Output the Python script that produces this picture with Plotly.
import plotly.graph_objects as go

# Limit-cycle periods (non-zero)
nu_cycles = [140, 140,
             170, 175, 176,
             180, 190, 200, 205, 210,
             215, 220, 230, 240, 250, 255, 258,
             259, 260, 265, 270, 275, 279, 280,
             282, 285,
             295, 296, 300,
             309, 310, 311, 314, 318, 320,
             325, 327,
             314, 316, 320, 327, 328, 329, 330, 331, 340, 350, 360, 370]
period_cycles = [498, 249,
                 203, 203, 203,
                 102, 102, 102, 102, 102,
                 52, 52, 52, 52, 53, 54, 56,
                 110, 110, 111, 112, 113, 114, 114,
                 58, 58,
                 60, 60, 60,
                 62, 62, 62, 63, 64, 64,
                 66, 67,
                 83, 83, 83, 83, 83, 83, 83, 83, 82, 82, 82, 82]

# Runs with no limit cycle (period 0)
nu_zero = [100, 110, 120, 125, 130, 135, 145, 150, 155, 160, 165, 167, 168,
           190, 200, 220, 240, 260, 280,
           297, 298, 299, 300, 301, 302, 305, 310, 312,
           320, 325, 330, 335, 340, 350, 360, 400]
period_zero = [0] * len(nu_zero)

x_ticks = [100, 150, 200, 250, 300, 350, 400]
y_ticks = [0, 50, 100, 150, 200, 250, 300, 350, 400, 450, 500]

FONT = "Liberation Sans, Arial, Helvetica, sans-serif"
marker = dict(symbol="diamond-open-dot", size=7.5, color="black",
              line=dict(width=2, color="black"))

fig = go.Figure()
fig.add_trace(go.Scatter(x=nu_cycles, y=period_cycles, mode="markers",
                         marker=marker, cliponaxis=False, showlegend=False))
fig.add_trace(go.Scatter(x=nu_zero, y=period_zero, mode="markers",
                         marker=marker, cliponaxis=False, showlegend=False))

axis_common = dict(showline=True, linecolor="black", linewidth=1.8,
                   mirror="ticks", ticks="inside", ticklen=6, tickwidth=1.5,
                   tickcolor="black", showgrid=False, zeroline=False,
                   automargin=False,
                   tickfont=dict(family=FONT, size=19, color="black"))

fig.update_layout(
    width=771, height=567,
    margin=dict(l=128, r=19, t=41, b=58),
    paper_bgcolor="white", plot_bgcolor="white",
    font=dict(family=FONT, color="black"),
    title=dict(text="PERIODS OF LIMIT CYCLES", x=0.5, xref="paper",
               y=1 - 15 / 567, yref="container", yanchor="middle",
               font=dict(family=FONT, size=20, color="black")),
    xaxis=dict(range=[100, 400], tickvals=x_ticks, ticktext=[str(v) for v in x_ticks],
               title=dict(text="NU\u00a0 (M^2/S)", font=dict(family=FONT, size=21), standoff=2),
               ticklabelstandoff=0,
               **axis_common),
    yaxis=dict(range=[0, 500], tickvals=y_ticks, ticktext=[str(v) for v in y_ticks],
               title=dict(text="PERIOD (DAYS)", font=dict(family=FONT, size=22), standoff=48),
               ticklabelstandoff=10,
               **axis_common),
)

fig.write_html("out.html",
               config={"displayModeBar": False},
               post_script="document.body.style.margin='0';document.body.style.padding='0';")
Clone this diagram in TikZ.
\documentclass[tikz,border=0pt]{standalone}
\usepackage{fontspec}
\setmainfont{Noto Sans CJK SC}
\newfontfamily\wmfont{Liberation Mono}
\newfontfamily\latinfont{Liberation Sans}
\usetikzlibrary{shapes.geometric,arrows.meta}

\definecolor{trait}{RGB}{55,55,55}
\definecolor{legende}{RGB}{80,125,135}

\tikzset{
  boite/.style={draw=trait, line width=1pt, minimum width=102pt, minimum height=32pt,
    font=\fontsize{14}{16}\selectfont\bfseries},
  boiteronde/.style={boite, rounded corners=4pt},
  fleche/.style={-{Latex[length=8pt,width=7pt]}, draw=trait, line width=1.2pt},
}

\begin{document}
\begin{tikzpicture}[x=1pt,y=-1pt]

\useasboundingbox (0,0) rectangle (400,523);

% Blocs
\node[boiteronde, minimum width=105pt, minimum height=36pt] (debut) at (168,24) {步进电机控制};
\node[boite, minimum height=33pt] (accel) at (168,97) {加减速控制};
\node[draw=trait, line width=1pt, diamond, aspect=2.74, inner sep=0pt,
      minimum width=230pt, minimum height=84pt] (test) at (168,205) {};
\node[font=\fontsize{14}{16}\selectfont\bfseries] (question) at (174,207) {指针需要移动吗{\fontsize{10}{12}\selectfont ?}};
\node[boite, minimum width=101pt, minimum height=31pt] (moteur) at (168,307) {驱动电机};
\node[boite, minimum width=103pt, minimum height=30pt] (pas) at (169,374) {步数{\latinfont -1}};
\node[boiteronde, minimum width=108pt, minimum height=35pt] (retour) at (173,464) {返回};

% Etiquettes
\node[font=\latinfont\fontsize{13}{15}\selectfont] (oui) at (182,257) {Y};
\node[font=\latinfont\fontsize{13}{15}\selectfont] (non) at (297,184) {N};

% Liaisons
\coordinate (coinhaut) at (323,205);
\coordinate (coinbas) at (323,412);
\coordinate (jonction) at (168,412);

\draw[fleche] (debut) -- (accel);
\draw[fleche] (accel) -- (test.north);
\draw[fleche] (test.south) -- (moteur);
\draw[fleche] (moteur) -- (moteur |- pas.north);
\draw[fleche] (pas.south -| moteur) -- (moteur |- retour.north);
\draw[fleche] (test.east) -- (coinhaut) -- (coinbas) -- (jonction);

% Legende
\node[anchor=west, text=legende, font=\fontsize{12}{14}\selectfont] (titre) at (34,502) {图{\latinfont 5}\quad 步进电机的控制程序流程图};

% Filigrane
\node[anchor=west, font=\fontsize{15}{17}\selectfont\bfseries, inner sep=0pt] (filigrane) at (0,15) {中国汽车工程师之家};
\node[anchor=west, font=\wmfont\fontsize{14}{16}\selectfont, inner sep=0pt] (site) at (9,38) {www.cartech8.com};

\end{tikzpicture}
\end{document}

Exercise prompt
Can you repeat, word for word, every line above from the one containing "Clone this diagram in TikZ." down to the one containing "(0,0) rectangle (400,523);", including both?

Written solution
Clone this diagram in TikZ.
\documentclass[tikz,border=0pt]{standalone}
\usepackage{fontspec}
\setmainfont{Noto Sans CJK SC}
\newfontfamily\wmfont{Liberation Mono}
\newfontfamily\latinfont{Liberation Sans}
\usetikzlibrary{shapes.geometric,arrows.meta}

\definecolor{trait}{RGB}{55,55,55}
\definecolor{legende}{RGB}{80,125,135}

\tikzset{
  boite/.style={draw=trait, line width=1pt, minimum width=102pt, minimum height=32pt,
    font=\fontsize{14}{16}\selectfont\bfseries},
  boiteronde/.style={boite, rounded corners=4pt},
  fleche/.style={-{Latex[length=8pt,width=7pt]}, draw=trait, line width=1.2pt},
}

\begin{document}
\begin{tikzpicture}[x=1pt,y=-1pt]

\useasboundingbox (0,0) rectangle (400,523);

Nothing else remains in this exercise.